… and ‘lack of downside becomes the new upside’
(pictured: Matt Toms)
Investors have a tendency to run from the last crisis towards the next one, just as regulators, like generals, fight the last war. What investors are running from is the bubble of securitisation, which burst in 2008, to corporate credit. Are they creating the next bubble?
Matt Toms, the head of public fixed income investments and a portfolio manager at Atlanta-based Voya Investment Management, says there are two major forces in action in the fixed interest sector globally:
- the real economic headwinds forcing down yields, which is a real and lasting trend, and
- quantitative easing, which Voya believes is in its “final throes”.
Voya has about US$165 billion invested in the full range of fixed interest sectors, from emerging markets, through high yield, other corporates and sovereign bonds.
Toms says of the difficulties some countries will have in any further quantitative easing: “The Bank of Japan is going to try to fire its gun again, but it’s out of bullets. It will be more like a squirt gun… And the ECB will be firing bullets that look more like rubber bullets… In my opinion the [US] Fed has some real bullets left with interest rates in the upper 1 per cent level, which, believe it or not, is high. Australia is also in a reasonably good position.”
In the choice of fixed interest asset classes, or sub-classes, with most investors trying to maintain some modicum of yield and protection against capital losses, Voya favours high-yield debt in the short term. Longer term, the firm favours local-currency emerging market debt.
But, with a view on the toppy nature of the US dollar, as many pundits have, Toms says he would choose high yield versus dollar-denominated emerging market debt over the medium to-long-term.
“We think high yield is a fundamentally better investment, but when you introduce the currency factor it changes the dynamics.”
Toms believes that investors need to be careful what they are running to – whether it’s a reaction to what they are running from. “Money has been slow to go back into securitisation,” he says. “When people run to high-yield corporate and emerging market debt are they running from yesterday’s troubles towards tomorrow’s troubles…?

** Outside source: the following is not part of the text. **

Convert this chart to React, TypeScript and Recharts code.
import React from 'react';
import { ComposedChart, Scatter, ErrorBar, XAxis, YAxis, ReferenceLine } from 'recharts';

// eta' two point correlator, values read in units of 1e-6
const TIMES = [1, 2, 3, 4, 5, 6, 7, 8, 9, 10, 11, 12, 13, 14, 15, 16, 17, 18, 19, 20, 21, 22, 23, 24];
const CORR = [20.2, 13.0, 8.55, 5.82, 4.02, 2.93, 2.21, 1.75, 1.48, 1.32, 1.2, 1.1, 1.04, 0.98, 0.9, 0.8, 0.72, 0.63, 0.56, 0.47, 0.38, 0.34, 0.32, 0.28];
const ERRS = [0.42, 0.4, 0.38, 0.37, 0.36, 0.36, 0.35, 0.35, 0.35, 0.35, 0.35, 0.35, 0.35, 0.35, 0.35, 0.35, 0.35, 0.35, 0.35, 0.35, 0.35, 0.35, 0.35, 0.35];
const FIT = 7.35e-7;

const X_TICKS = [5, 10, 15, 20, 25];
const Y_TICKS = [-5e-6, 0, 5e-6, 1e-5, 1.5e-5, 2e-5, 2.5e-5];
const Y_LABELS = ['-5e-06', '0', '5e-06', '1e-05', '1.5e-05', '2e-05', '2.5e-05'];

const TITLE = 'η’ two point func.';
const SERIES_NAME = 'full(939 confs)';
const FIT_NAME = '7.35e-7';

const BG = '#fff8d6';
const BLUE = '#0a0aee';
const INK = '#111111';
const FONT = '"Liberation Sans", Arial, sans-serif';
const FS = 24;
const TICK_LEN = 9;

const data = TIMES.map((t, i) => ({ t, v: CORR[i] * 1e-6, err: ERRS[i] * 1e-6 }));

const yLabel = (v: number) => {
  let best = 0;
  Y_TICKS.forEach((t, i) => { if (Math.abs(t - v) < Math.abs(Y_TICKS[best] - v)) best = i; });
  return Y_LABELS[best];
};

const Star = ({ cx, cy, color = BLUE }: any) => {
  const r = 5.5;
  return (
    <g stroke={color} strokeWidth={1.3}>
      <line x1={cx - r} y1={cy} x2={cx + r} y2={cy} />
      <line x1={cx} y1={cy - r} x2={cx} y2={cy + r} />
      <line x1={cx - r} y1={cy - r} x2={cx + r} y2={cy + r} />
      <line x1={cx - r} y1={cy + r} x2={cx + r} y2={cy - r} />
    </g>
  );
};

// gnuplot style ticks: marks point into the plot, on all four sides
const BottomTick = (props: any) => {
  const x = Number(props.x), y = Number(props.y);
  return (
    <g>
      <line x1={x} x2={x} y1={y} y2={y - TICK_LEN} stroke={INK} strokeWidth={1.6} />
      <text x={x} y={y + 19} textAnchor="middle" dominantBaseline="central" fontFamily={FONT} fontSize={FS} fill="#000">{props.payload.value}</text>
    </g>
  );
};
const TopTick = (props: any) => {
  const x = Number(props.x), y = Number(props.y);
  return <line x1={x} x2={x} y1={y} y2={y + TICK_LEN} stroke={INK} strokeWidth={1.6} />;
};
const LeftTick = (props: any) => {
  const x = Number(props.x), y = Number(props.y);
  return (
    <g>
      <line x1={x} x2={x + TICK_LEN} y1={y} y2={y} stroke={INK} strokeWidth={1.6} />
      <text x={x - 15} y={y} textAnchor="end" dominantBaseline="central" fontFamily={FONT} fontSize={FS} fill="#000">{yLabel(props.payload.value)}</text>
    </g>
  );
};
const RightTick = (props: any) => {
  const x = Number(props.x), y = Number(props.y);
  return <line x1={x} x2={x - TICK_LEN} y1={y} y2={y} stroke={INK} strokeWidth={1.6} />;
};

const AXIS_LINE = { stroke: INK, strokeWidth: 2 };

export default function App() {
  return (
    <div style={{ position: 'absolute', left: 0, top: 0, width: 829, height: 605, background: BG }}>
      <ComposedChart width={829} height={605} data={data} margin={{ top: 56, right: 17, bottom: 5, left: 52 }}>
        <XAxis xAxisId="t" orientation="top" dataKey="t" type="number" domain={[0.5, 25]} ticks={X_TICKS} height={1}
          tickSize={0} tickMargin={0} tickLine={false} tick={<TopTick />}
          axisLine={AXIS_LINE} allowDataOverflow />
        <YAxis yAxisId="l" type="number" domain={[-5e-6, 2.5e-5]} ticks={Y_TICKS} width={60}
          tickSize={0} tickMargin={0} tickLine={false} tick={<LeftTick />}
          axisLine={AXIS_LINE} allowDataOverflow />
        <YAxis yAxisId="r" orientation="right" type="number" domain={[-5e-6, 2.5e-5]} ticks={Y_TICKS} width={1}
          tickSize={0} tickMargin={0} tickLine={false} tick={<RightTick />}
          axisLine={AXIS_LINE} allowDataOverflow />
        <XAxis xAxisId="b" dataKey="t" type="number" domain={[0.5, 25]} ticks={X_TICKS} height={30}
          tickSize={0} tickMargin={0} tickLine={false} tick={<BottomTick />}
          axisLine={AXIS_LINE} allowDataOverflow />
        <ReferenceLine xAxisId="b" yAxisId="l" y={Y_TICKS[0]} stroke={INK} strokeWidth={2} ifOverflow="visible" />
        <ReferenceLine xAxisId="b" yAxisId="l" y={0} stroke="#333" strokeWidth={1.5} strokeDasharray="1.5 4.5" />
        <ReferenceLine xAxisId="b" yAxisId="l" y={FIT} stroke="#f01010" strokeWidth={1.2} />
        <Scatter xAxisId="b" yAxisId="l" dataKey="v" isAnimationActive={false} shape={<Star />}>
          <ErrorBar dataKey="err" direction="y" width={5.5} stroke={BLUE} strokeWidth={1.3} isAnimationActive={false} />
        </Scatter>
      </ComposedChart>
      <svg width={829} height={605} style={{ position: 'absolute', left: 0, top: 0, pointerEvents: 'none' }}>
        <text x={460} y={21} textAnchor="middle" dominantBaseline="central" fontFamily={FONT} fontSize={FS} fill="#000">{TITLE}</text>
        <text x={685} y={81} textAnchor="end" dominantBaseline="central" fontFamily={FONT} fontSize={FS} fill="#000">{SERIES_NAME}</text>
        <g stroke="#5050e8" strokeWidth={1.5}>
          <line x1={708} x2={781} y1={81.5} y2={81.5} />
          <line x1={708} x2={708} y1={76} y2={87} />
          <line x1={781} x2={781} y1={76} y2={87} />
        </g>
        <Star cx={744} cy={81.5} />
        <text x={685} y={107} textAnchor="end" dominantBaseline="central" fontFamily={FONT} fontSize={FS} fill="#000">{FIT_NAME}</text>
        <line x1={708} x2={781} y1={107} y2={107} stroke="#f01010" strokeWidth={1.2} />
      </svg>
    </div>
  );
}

“A lack of downside is the new upside. With yields where they are, for any allocation to fixed income capital preservation is the key. It’s important to look at the correlations between bonds and equities, which are typically negative. But if yields in Japan and Europe reverse to positive it will be a very different story for equities… And you can’t really separate equity valuations from property…
“People are looking in every corner of every cupboard for extra income. Post-Brexit there hasn’t been a panic and there’s not a flight to quality. It’s more a capitulation to the new environment.”
And with another word of caution, Toms says that he believes that the “unconstrained” [benchmark agnostic or ‘absolute return’] bond products which have proved popular in recent years will migrate to something new: “Unconstrained 2.0”.
He says: “A lot of these funds have been sold as products which are a reaction to or against something else, such as low interest rates. Those managers who too outsized negative duration bets are not giving a balanced value proposition to their clients. You could do that a lot more cheaply with a different strategy… Managers have sold ‘fear’ and have stuck with a negative duration position. We think a more balanced unconstrained fund is better, where the strategy can win in environments where interest rates are lower as well as higher; in any rate environment.”